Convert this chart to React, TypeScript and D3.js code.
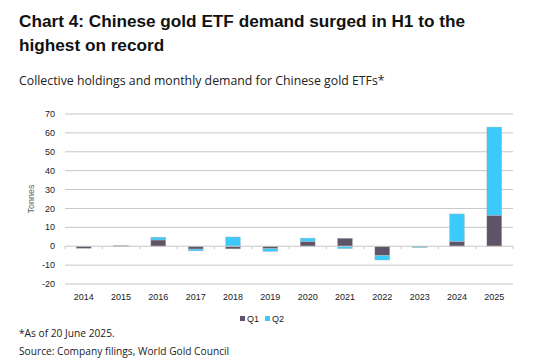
import React from "react";
import * as d3 from "d3";

const years = ["2014","2015","2016","2017","2018","2019","2020","2021","2022","2023","2024","2025"];
const q1 = [-1.1, 0.3, 3.3, -1.5, -1.4, -1.3, 2.5, 4.2, -4.9, -0.2, 2.6, 16.4];
const q2 = [0.0, 0.0, 1.5, -1.0, 4.9, -1.5, 1.8, -1.3, -2.4, -0.5, 14.5, 46.7];
const yTicks = [-20, -10, 0, 10, 20, 30, 40, 50, 60, 70];
const seriesNames = ["Q1", "Q2"];
const colors = ["#5f5367", "#3cc9fb"];

const W = 541, H = 362;
const plot = { left: 65, right: 513, top: 114, bottom: 284 };

export default function App() {
  const x = d3.scaleBand<string>().domain(years).range([plot.left, plot.right]).paddingInner(0.6).paddingOuter(0.3);
  const xb = d3.scaleBand<string>().domain(years).range([plot.left, plot.right]);
  const y = d3.scaleLinear().domain([-20, 70]).range([plot.bottom, plot.top]);

  const bars: React.ReactNode[] = [];
  years.forEach((yr, i) => {
    let posBase = 0, negBase = 0;
    [q1[i], q2[i]].forEach((v, s) => {
      if (v === 0) return;
      let y0: number, y1: number;
      if (v >= 0) { y0 = posBase; y1 = posBase + v; posBase = y1; }
      else { y0 = negBase; y1 = negBase + v; negBase = y1; }
      const top = y(Math.max(y0, y1));
      const bot = y(Math.min(y0, y1));
      bars.push(
        <rect key={yr + s} x={x(yr)} y={top} width={x.bandwidth()} height={Math.max(bot - top, 0.8)}
          fill={colors[s]} stroke="#b8b8b8" strokeWidth={0.4} />
      );
    });
  });

  const sans = "'Liberation Sans', Arial, sans-serif";
  const open = "'Open Sans', sans-serif";

  return (
    <div style={{ position: "absolute", left: 0, top: 0, width: W, height: H, background: "#fff" }}>
      <svg width={W} height={H} style={{ display: "block" }}>
        <rect width={W} height={H} fill="#fff" />
        <text x={19} y={27} fontFamily={sans} fontWeight="bold" fontSize={17.2} fill="#111">Chart 4: Chinese gold ETF demand surged in H1 to the</text>
        <text x={19} y={51} fontFamily={sans} fontWeight="bold" fontSize={17.2} fill="#111">highest on record</text>
        <text x={19} y={85} fontFamily={open} fontSize={12.3} fill="#222">Collective holdings and monthly demand for Chinese gold ETFs*</text>

        {yTicks.filter(t => t !== 0).map(t => (
          <line key={t} x1={plot.left} x2={plot.right} y1={y(t)} y2={y(t)} stroke="#c6c6c6" strokeWidth={1} />
        ))}
        {yTicks.map(t => (
          <text key={"l" + t} x={55} y={y(t)} dy="0.35em" textAnchor="end" fontFamily={sans} fontSize={9} fill="#222">{t}</text>
        ))}
        <text transform={`translate(34,${y(25)}) rotate(-90)`} textAnchor="middle" fontFamily={sans} fontSize={9} fill="#666">Tonnes</text>

        {bars}

        <line x1={plot.left} x2={plot.right} y1={y(0)} y2={y(0)} stroke="#c6c6c6" strokeWidth={1} />
        {d3.range(years.length + 1).map(i => {
          const xx = plot.left + i * xb.step();
          return <line key={"t" + i} x1={xx} x2={xx} y1={y(0)} y2={y(0) + 3} stroke="#c6c6c6" strokeWidth={1} />;
        })}

        {years.map(yr => (
          <text key={"x" + yr} x={(xb(yr) as number) + xb.bandwidth() / 2} y={300} textAnchor="middle" fontFamily={sans} fontSize={9} fill="#222">{yr}</text>
        ))}

        <g fontFamily={sans} fontSize={9} fill="#222">
          <rect x={240} y={316} width={5} height={5} fill={colors[0]} />
          <text x={247} y={322}>{seriesNames[0]}</text>
          <rect x={265} y={316} width={5} height={5} fill={colors[1]} />
          <text x={272} y={322}>{seriesNames[1]}</text>
        </g>

        <text x={19} y={337} fontFamily={open} fontSize={10.2} fill="#222">*As of 20 June 2025.</text>
        <text x={19} y={355} fontFamily={open} fontSize={10.2} fill="#222">Source: Company filings, World Gold Council</text>
      </svg>
    </div>
  );
}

SET TASK: Could you repeat all of the material exactly? Pictures should not be copied.

SOLUTION TO THIS EXERCISE:
Convert this chart to React, TypeScript and D3.js code.
import React from "react";
import * as d3 from "d3";

const years = ["2014","2015","2016","2017","2018","2019","2020","2021","2022","2023","2024","2025"];
const q1 = [-1.1, 0.3, 3.3, -1.5, -1.4, -1.3, 2.5, 4.2, -4.9, -0.2, 2.6, 16.4];
const q2 = [0.0, 0.0, 1.5, -1.0, 4.9, -1.5, 1.8, -1.3, -2.4, -0.5, 14.5, 46.7];
const yTicks = [-20, -10, 0, 10, 20, 30, 40, 50, 60, 70];
const seriesNames = ["Q1", "Q2"];
const colors = ["#5f5367", "#3cc9fb"];

const W = 541, H = 362;
const plot = { left: 65, right: 513, top: 114, bottom: 284 };

export default function App() {
  const x = d3.scaleBand<string>().domain(years).range([plot.left, plot.right]).paddingInner(0.6).paddingOuter(0.3);
  const xb = d3.scaleBand<string>().domain(years).range([plot.left, plot.right]);
  const y = d3.scaleLinear().domain([-20, 70]).range([plot.bottom, plot.top]);

  const bars: React.ReactNode[] = [];
  years.forEach((yr, i) => {
    let posBase = 0, negBase = 0;
    [q1[i], q2[i]].forEach((v, s) => {
      if (v === 0) return;
      let y0: number, y1: number;
      if (v >= 0) { y0 = posBase; y1 = posBase + v; posBase = y1; }
      else { y0 = negBase; y1 = negBase + v; negBase = y1; }
      const top = y(Math.max(y0, y1));
      const bot = y(Math.min(y0, y1));
      bars.push(
        <rect key={yr + s} x={x(yr)} y={top} width={x.bandwidth()} height={Math.max(bot - top, 0.8)}
          fill={colors[s]} stroke="#b8b8b8" strokeWidth={0.4} />
      );
    });
  });

  const sans = "'Liberation Sans', Arial, sans-serif";
  const open = "'Open Sans', sans-serif";

  return (
    <div style={{ position: "absolute", left: 0, top: 0, width: W, height: H, background: "#fff" }}>
      <svg width={W} height={H} style={{ display: "block" }}>
        <rect width={W} height={H} fill="#fff" />
        <text x={19} y={27} fontFamily={sans} fontWeight="bold" fontSize={17.2} fill="#111">Chart 4: Chinese gold ETF demand surged in H1 to the</text>
        <text x={19} y={51} fontFamily={sans} fontWeight="bold" fontSize={17.2} fill="#111">highest on record</text>
        <text x={19} y={85} fontFamily={open} fontSize={12.3} fill="#222">Collective holdings and monthly demand for Chinese gold ETFs*</text>

        {yTicks.filter(t => t !== 0).map(t => (
          <line key={t} x1={plot.left} x2={plot.right} y1={y(t)} y2={y(t)} stroke="#c6c6c6" strokeWidth={1} />
        ))}
        {yTicks.map(t => (
          <text key={"l" + t} x={55} y={y(t)} dy="0.35em" textAnchor="end" fontFamily={sans} fontSize={9} fill="#222">{t}</text>
        ))}
        <text transform={`translate(34,${y(25)}) rotate(-90)`} textAnchor="middle" fontFamily={sans} fontSize={9} fill="#666">Tonnes</text>

        {bars}

        <line x1={plot.left} x2={plot.right} y1={y(0)} y2={y(0)} stroke="#c6c6c6" strokeWidth={1} />
        {d3.range(years.length + 1).map(i => {
          const xx = plot.left + i * xb.step();
          return <line key={"t" + i} x1={xx} x2={xx} y1={y(0)} y2={y(0) + 3} stroke="#c6c6c6" strokeWidth={1} />;
        })}

        {years.map(yr => (
          <text key={"x" + yr} x={(xb(yr) as number) + xb.bandwidth() / 2} y={300} textAnchor="middle" fontFamily={sans} fontSize={9} fill="#222">{yr}</text>
        ))}

        <g fontFamily={sans} fontSize={9} fill="#222">
          <rect x={240} y={316} width={5} height={5} fill={colors[0]} />
          <text x={247} y={322}>{seriesNames[0]}</text>
          <rect x={265} y={316} width={5} height={5} fill={colors[1]} />
          <text x={272} y={322}>{seriesNames[1]}</text>
        </g>

        <text x={19} y={337} fontFamily={open} fontSize={10.2} fill="#222">*As of 20 June 2025.</text>
        <text x={19} y={355} fontFamily={open} fontSize={10.2} fill="#222">Source: Company filings, World Gold Council</text>
      </svg>
    </div>
  );
}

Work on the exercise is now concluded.